Yelp / pyleus

Pyleus is a Python framework for developing and launching Storm topologies.
Apache License 2.0
404 stars 113 forks source link

API for adding java-based spouts to Pyleus topologies #99

Open mzbyszynski opened 9 years ago

mzbyszynski commented 9 years ago

Adds the ability to integrate java-based spouts with Pyleus topologies, based on the way that the kafka spout was previously integrated into Pyleus.

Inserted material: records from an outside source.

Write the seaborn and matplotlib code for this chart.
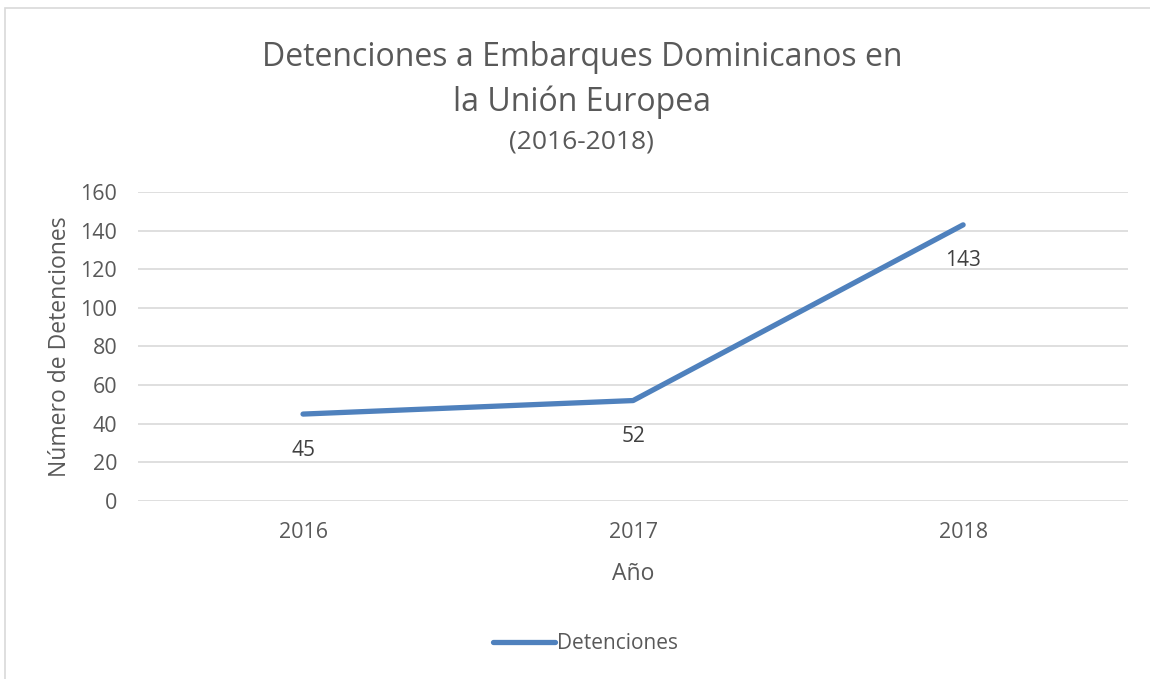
import matplotlib
matplotlib.use("Agg")
from matplotlib import pyplot as plt
from matplotlib.patches import Rectangle
import pandas as pd
import seaborn as sns

years = ['2016', '2017', '2018']
detenciones = [45, 52, 143]
yticks = [0, 20, 40, 60, 80, 100, 120, 140, 160]

sns.set_theme(style='white')
plt.rcParams['font.family'] = ['Open Sans', 'DejaVu Sans']

df = pd.DataFrame({'Año': years, 'Detenciones': detenciones})

fig = plt.figure(figsize=(11.5, 6.79), dpi=100)
ax = fig.add_axes([0.12, 0.2622, 0.861, 0.455])

sns.lineplot(data=df, x='Año', y='Detenciones', ax=ax, color='#4f81bd',
             linewidth=3.8, label='Detenciones', sort=False)
ax.lines[0].set_solid_capstyle('round')

ax.set_xlim(-0.5, 2.5)
ax.set_ylim(0, 160)
ax.set_yticks(yticks)
ax.grid(axis='y', color='#d9d9d9', linewidth=1.2)
ax.grid(axis='x', visible=False)
for s in ax.spines.values():
    s.set_visible(False)
ax.tick_params(axis='both', length=0, labelsize=15.5, labelcolor='#595959')
ax.tick_params(axis='y', pad=15)
ax.tick_params(axis='x', pad=15)
ax.set_xlabel('Año', fontsize=16.5, color='#595959', labelpad=14)
ax.set_ylabel('Número de Detenciones', fontsize=16.5, color='#595959', labelpad=6)

# etiquetas de datos debajo de cada punto
for i, v in enumerate(detenciones):
    ax.annotate(str(v), (i, v), xytext=(0, -36), textcoords='offset pixels',
                ha='center', va='center', fontsize=15, color='#404040')

fig.text(0.506, 0.915, 'Detenciones a Embarques Dominicanos en', ha='center',
         va='center', fontsize=23, color='#595959')
fig.text(0.506, 0.849, 'la Unión Europea', ha='center', va='center',
         fontsize=23, color='#595959')
fig.text(0.506, 0.791, '(2016-2018)', ha='center', va='center',
         fontsize=19, color='#595959')

leg = ax.legend(loc='center', bbox_to_anchor=(0.509, 0.052),
                bbox_transform=fig.transFigure, frameon=False, fontsize=15,
                handlelength=3.0, handletextpad=0.1)
for t in leg.get_texts():
    t.set_color('#595959')

fig.patches.append(Rectangle((5 / 1150, -0.1), 1.2, 1 - 8 / 679 + 0.1,
                             transform=fig.transFigure, fill=False,
                             edgecolor='#d9d9d9', linewidth=1.2))

fig.savefig('out.png', dpi=100)
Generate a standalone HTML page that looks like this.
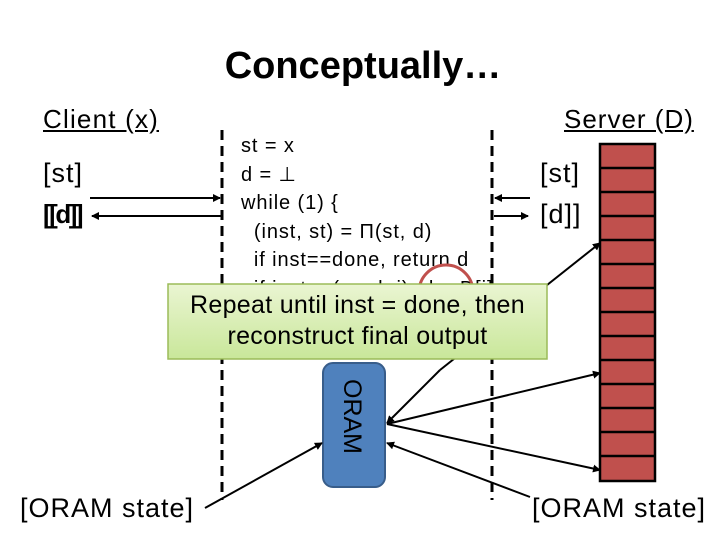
<!DOCTYPE html>
<html><head><style>
body{margin:0;width:720px;height:540px;background:#fff;overflow:hidden;position:relative;font-family:"Liberation Sans",sans-serif;}
.t{position:absolute;white-space:nowrap;color:#000;}
</style></head><body>
<div class="t" style="left:0;width:726px;text-align:center;top:45px;font-size:38px;font-weight:bold;">Conceptually…</div>
<div class="t" style="left:43px;top:104px;font-size:26px;letter-spacing:1.2px;text-decoration:underline;">Client (x)</div>
<div class="t" style="left:564px;top:104px;font-size:26px;letter-spacing:1px;text-decoration:underline;">Server (D)</div>
<div class="t" style="left:43px;top:158px;font-size:27px;letter-spacing:1px;">[st]</div>
<div class="t" style="left:43px;top:199px;font-size:26px;font-weight:bold;letter-spacing:-2.5px;">[[d]]</div>
<div class="t" style="left:540px;top:158px;font-size:27px;letter-spacing:1px;">[st]</div>
<div class="t" style="left:540px;top:199px;font-size:27px;letter-spacing:1px;">[d]]</div>
<div class="t" style="left:241px;top:132px;font-size:20px;letter-spacing:0.9px;line-height:28.5px;">st = x<br>d = ⊥<br>while (1) {<br>&nbsp;&nbsp;(inst, st) = Π(st, d)<br>&nbsp;&nbsp;if inst==done, return d<br>&nbsp;&nbsp;if inst = (read, i), d = D[i]</div>
<div class="t" style="left:20px;top:493px;font-size:27px;letter-spacing:1px;">[ORAM state]</div>
<div class="t" style="left:532px;top:493px;font-size:27px;letter-spacing:1px;">[ORAM state]</div>
<svg width="720" height="540" style="position:absolute;left:0;top:0">
<defs><marker id="a" markerWidth="8" markerHeight="8" refX="7" refY="4" orient="auto" markerUnits="userSpaceOnUse"><path d="M0,0L8,4L0,8z" fill="#000"/></marker></defs>
<circle cx="446" cy="292" r="27" fill="none" stroke="#c0504d" stroke-width="3"/>
<g stroke="#000" stroke-width="3" stroke-dasharray="10,6"><line x1="222" y1="130" x2="222" y2="500"/><line x1="492" y1="130" x2="492" y2="500"/></g>
<g stroke="#000" stroke-width="2" fill="none">
<line x1="90" y1="198" x2="220" y2="198" marker-end="url(#a)"/>
<polyline points="222,216 180,216 92,216" marker-end="url(#a)"/>
<line x1="530" y1="198" x2="495" y2="198" marker-end="url(#a)"/>
<polyline points="494,216 528,216" marker-end="url(#a)"/>
</g>
<g fill="#c0504d" stroke="#000" stroke-width="2.5">
<rect x="600" y="144" width="55" height="337"/>
</g>
<g stroke="#000" stroke-width="2.5">
<line x1="600" y1="168" x2="655" y2="168"/><line x1="600" y1="192" x2="655" y2="192"/><line x1="600" y1="216" x2="655" y2="216"/><line x1="600" y1="240" x2="655" y2="240"/><line x1="600" y1="264" x2="655" y2="264"/><line x1="600" y1="288" x2="655" y2="288"/><line x1="600" y1="312" x2="655" y2="312"/><line x1="600" y1="336" x2="655" y2="336"/><line x1="600" y1="360" x2="655" y2="360"/><line x1="600" y1="384" x2="655" y2="384"/><line x1="600" y1="408" x2="655" y2="408"/><line x1="600" y1="432" x2="655" y2="432"/><line x1="600" y1="456" x2="655" y2="456"/>
</g>
<rect x="323" y="363" width="62" height="124" rx="10" fill="#4f81bd" stroke="#385d8a" stroke-width="2"/>
<text x="0" y="0" transform="translate(344,379) rotate(90)" font-family="Liberation Sans" font-size="25" fill="#000">ORAM</text>
<g stroke="#000" stroke-width="2" fill="none">
<line x1="440" y1="370" x2="600" y2="243" marker-end="url(#a)"/>
<line x1="440" y1="370" x2="387" y2="423" marker-end="url(#a)"/>
<line x1="387" y1="424" x2="600" y2="373" marker-end="url(#a)"/>
<line x1="387" y1="424" x2="600" y2="470" marker-end="url(#a)"/>
<line x1="530" y1="497" x2="387" y2="443" marker-end="url(#a)"/>
<line x1="205" y1="508" x2="322" y2="443" marker-end="url(#a)"/>
</g>
<defs><linearGradient id="g" x1="0" y1="0" x2="0" y2="1"><stop offset="0" stop-color="#eaf5d2"/><stop offset="1" stop-color="#c9e79a"/></linearGradient></defs>
<rect x="168" y="284" width="379" height="75" fill="url(#g)" stroke="#9bbb59" stroke-width="1.5"/>
</svg>
<div class="t" style="left:168px;width:379px;text-align:center;top:290px;font-size:25px;letter-spacing:0.3px;line-height:31px;">Repeat until inst = done, then<br>reconstruct final output</div>
</body></html>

In a nutshell, to add a java spout to your topology you need to:

  1. Write a java class that implements the new SpoutProvider interface and package it in a jar.
  2. Add the jars you need and the spout type-to-java SpoutProvider class mapping to your pyleus.conf
  3. Add the spout to your topology yaml and define the type, output_fields and options.

Documentation

Testing:

All questions, feedback and code review comments welcome! I was thinking about adding a readme.md file to the _java_spoutprovider example, since there are a bunch of steps to build it, but I didn't see anything similar in the other examples so I didn't want to violate any project conventions. Some guidance on that would be great as well.

Thanks!

Closes #93 Closes #91

poros commented 9 years ago

@mzbyszynski, sorry for the late answer. This is a feature that I believe would be a very good addition to pyleus and it is a fair amount of work, so thank you for doing that. And thank you for writing documentation as well :)

(Since it also closes #93, I guess this is based on #94, right?)

However, since this is such a huge change, also in terms of "user interface", I believe we should have people thoughts on that (pinging @patricklucas and @ecanzonieri here) before actually starting to discuss about the details of the code.

Coming to the first and most important question of the list, personally, I have mixed feelings about this change. On the one hand, I have always wanted to get rid of all the Java bits except for the MsgpackSerializer, being the code untested and introducing a complexity and being difficult to maintain. One the other hand, rewriting Pyleus core in Python would requires a huge amount of work I have not enough time to carry on at the moment or in the near future. It also has some serious open issues like losing the local run feature provided by Storm, adding Thrift compiling and implementing and testing a whole new topology "building" and packaging system. For these reasons, I might be convinced that keeping on adding features to the Java core might be not a bad idea and might not increase too much the pain of maintaining the project. Having said that, I am not the owner nor the primary responsible of the project and I have no right to block or pass any pull request single-handedly, so waiting for other people's input here.

slively commented 9 years ago

I'm looking into using pyleus (love it a ton so far), but we are using kinesis instead of kafka, and AWS has a supported kinesis spout for storm that I'd really like to use. This feature would be really awesome for my use case. Looking through the changes and documentation it looks pretty straight forward to use this. I'm gonna give it a try for my use case and report back.